▸ **Exercise goal**
Reproduce the listing exactly and skip over any pictures.
⟨
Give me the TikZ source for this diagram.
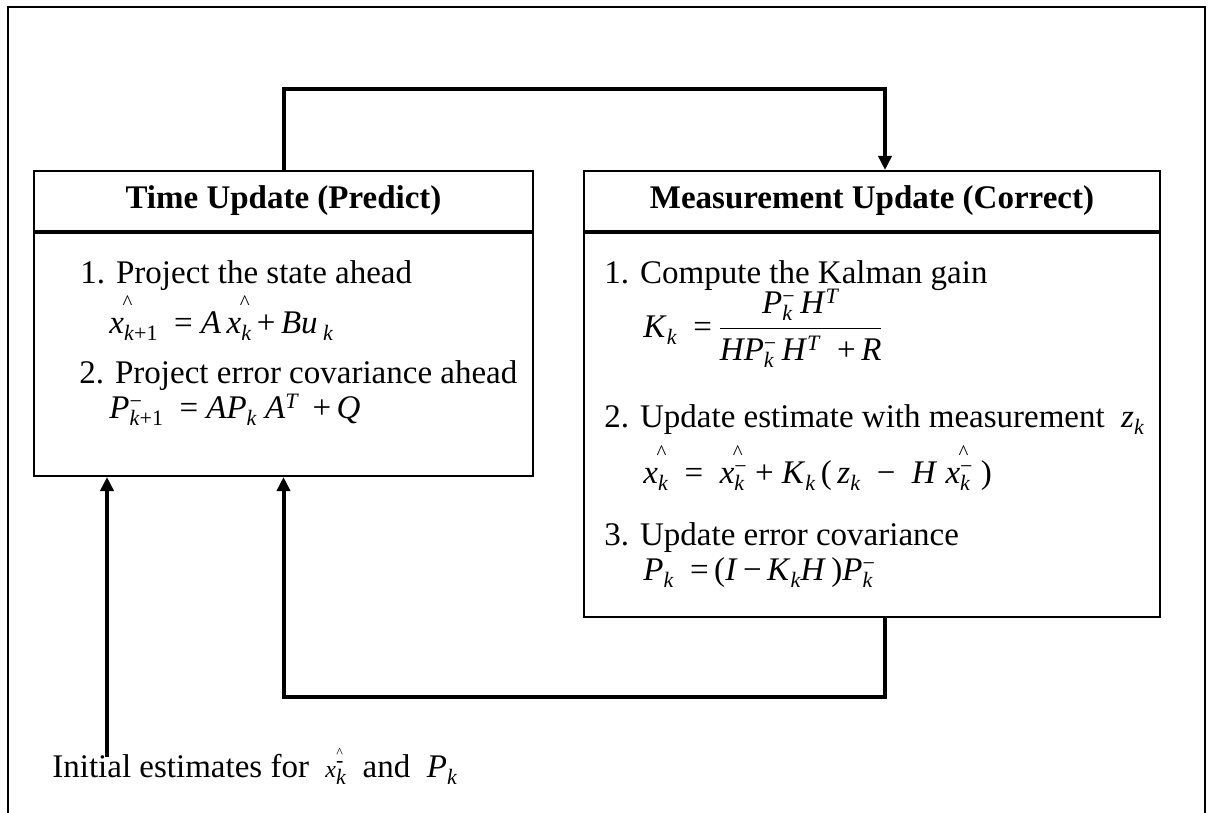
\documentclass[tikz,border=0pt]{standalone}
\usepackage{fontspec}
\setmainfont{Liberation Serif}
\usetikzlibrary{arrows.meta,calc}
\newcommand{\kk}{\textit{k}}
\newcommand{\lo}[1]{\raisebox{-3.5pt}{\fontsize{11}{11}\selectfont #1}}
\newcommand{\hi}[1]{\raisebox{5pt}{\fontsize{11}{11}\selectfont #1}}
\newcommand{\lohi}[2]{\setbox0\hbox{\lo{#1}}\setbox2\hbox{\hi{#2}}\ifdim\wd0>\wd2 \rlap{\box2}\box0\else\rlap{\box0}\box2\fi}
\newcommand{\hx}{\rlap{\hspace{0.4em}\raisebox{12pt}{\fontsize{10.5}{10.5}\selectfont\textasciicircum}}\textit{x}}
\tikzset{
  boxhead/.style={draw, line width=1pt, minimum height=30pt, inner sep=0pt,
    font=\fontsize{16.5}{20}\selectfont\bfseries},
  boxbody/.style={draw, line width=1pt, inner sep=0pt},
  conn/.style={line width=2pt},
  arr/.style={-{Triangle[length=7pt,width=6.5pt]}},
  txt/.style={anchor=base west, inner sep=0pt, font=\fontsize{16.5}{20}\selectfont},
}
\begin{document}
\begin{tikzpicture}[x=0.5pt,y=-0.5pt]
\useasboundingbox (0,0) rectangle (1211,813);
% outer frame
\draw[line width=1pt] (7.5,813) -- (7.5,7.5) -- (1205,7.5) -- (1205,813);
% left box
\node[boxhead, minimum width=249.5pt, anchor=north west] (Lh) at (33,170) {Time Update (Predict)};
\node[boxbody, minimum width=249.5pt, minimum height=121.5pt, anchor=north] (Lb) at (Lh.south) {};
% right box
\node[boxhead, minimum width=288pt, anchor=north west] (Rh) at (583,170) {Measurement Update (Correct)};
\node[boxbody, minimum width=288pt, minimum height=192pt, anchor=north] (Rb) at (Rh.south) {};
% left body text
\node[txt] (l1) at (80,283) {1. Project the state ahead};
\node[txt] (l2) at (109,333) {\hx\lo{\kk+1}\ \ =\ \textit{A}\,\hx\lo{\kk}\,+\,\textit{Bu}\,\lo{\kk}};
\node[txt] (l3) at (79,383) {2. Project error covariance ahead};
\node[txt] (l4) at (109,418) {\textit{P}\lohi{\kk+1}{−}\ \ =\ \textit{AP}\lo{\kk}\ \textit{A}\hi{\textit{T}}\ \,+\,\textit{Q}};
% right body text
\node[txt] (r1) at (604,283) {1. Compute the Kalman gain};
\node[txt] (r2) at (643,337) {\textit{K}\lo{\kk}\ \ =\,$\displaystyle\frac{\hbox{\textit{P}\lohi{\kk}{−}\,\textit{H}\hi{\textit{T}}}}{\hbox{\textit{HP}\lohi{\kk}{−}\,\textit{H}\hi{\textit{T}}\ \ +\,\textit{R}}}$};
\node[txt] (r3) at (604,427) {2. Update estimate with measurement\ \ \textit{z}\lo{\kk}};
\node[txt] (r4) at (643,483) {\hx\lo{\kk}\ \ =\ \ \hx\lohi{\kk}{−}\ +\ \textit{K}\lo{\kk}\,(\,\textit{z}\lo{\kk}\ \ −\ \ \textit{H}\ \hx\lohi{\kk}{−}\ )};
\node[txt] (r5) at (604,545) {3. Update error covariance};
\node[txt] (r6) at (643,580) {\textit{P}\lo{\kk}\ \ =\,(\textit{I}\,−\,\textit{K}\lo{\kk}\textit{H}\,)\textit{P}\lohi{\kk}{−}};
% initial estimates
\node[txt] (init) at (52,777) {Initial estimates for\ \ {\fontsize{12}{12}\selectfont\rlap{\hspace{0.45em}\raisebox{10pt}{\fontsize{7}{7}\selectfont\textasciicircum}}\textit{x}\lohi{\kk}{-}}\ \ and\ \ \textit{P}\lo{\kk}};
\coordinate (istart) at (107,757);
% connectors
\draw[conn,arr] (Lh.north) -- ++(0,-81) -| ([xshift=6.5pt]Rh.north);
\draw[conn,arr] ([xshift=6.5pt]Rb.south) -- ++(0,79) -| (Lb.south);
\draw[conn,arr] (istart) -- (Lb.south -| istart);
\end{tikzpicture}
\end{document}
⟩
▸ **Right answer**
Give me the TikZ source for this diagram.
\documentclass[tikz,border=0pt]{standalone}
\usepackage{fontspec}
\setmainfont{Liberation Serif}
\usetikzlibrary{arrows.meta,calc}
\newcommand{\kk}{\textit{k}}
\newcommand{\lo}[1]{\raisebox{-3.5pt}{\fontsize{11}{11}\selectfont #1}}
\newcommand{\hi}[1]{\raisebox{5pt}{\fontsize{11}{11}\selectfont #1}}
\newcommand{\lohi}[2]{\setbox0\hbox{\lo{#1}}\setbox2\hbox{\hi{#2}}\ifdim\wd0>\wd2 \rlap{\box2}\box0\else\rlap{\box0}\box2\fi}
\newcommand{\hx}{\rlap{\hspace{0.4em}\raisebox{12pt}{\fontsize{10.5}{10.5}\selectfont\textasciicircum}}\textit{x}}
\tikzset{
  boxhead/.style={draw, line width=1pt, minimum height=30pt, inner sep=0pt,
    font=\fontsize{16.5}{20}\selectfont\bfseries},
  boxbody/.style={draw, line width=1pt, inner sep=0pt},
  conn/.style={line width=2pt},
  arr/.style={-{Triangle[length=7pt,width=6.5pt]}},
  txt/.style={anchor=base west, inner sep=0pt, font=\fontsize{16.5}{20}\selectfont},
}
\begin{document}
\begin{tikzpicture}[x=0.5pt,y=-0.5pt]
\useasboundingbox (0,0) rectangle (1211,813);
% outer frame
\draw[line width=1pt] (7.5,813) -- (7.5,7.5) -- (1205,7.5) -- (1205,813);
% left box
\node[boxhead, minimum width=249.5pt, anchor=north west] (Lh) at (33,170) {Time Update (Predict)};
\node[boxbody, minimum width=249.5pt, minimum height=121.5pt, anchor=north] (Lb) at (Lh.south) {};
% right box
\node[boxhead, minimum width=288pt, anchor=north west] (Rh) at (583,170) {Measurement Update (Correct)};
\node[boxbody, minimum width=288pt, minimum height=192pt, anchor=north] (Rb) at (Rh.south) {};
% left body text
\node[txt] (l1) at (80,283) {1. Project the state ahead};
\node[txt] (l2) at (109,333) {\hx\lo{\kk+1}\ \ =\ \textit{A}\,\hx\lo{\kk}\,+\,\textit{Bu}\,\lo{\kk}};
\node[txt] (l3) at (79,383) {2. Project error covariance ahead};
\node[txt] (l4) at (109,418) {\textit{P}\lohi{\kk+1}{−}\ \ =\ \textit{AP}\lo{\kk}\ \textit{A}\hi{\textit{T}}\ \,+\,\textit{Q}};
% right body text
\node[txt] (r1) at (604,283) {1. Compute the Kalman gain};
\node[txt] (r2) at (643,337) {\textit{K}\lo{\kk}\ \ =\,$\displaystyle\frac{\hbox{\textit{P}\lohi{\kk}{−}\,\textit{H}\hi{\textit{T}}}}{\hbox{\textit{HP}\lohi{\kk}{−}\,\textit{H}\hi{\textit{T}}\ \ +\,\textit{R}}}$};
\node[txt] (r3) at (604,427) {2. Update estimate with measurement\ \ \textit{z}\lo{\kk}};
\node[txt] (r4) at (643,483) {\hx\lo{\kk}\ \ =\ \ \hx\lohi{\kk}{−}\ +\ \textit{K}\lo{\kk}\,(\,\textit{z}\lo{\kk}\ \ −\ \ \textit{H}\ \hx\lohi{\kk}{−}\ )};
\node[txt] (r5) at (604,545) {3. Update error covariance};
\node[txt] (r6) at (643,580) {\textit{P}\lo{\kk}\ \ =\,(\textit{I}\,−\,\textit{K}\lo{\kk}\textit{H}\,)\textit{P}\lohi{\kk}{−}};
% initial estimates
\node[txt] (init) at (52,777) {Initial estimates for\ \ {\fontsize{12}{12}\selectfont\rlap{\hspace{0.45em}\raisebox{10pt}{\fontsize{7}{7}\selectfont\textasciicircum}}\textit{x}\lohi{\kk}{-}}\ \ and\ \ \textit{P}\lo{\kk}};
\coordinate (istart) at (107,757);
% connectors
\draw[conn,arr] (Lh.north) -- ++(0,-81) -| ([xshift=6.5pt]Rh.north);
\draw[conn,arr] ([xshift=6.5pt]Rb.south) -- ++(0,79) -| (Lb.south);
\draw[conn,arr] (istart) -- (Lb.south -| istart);
\end{tikzpicture}
\end{document}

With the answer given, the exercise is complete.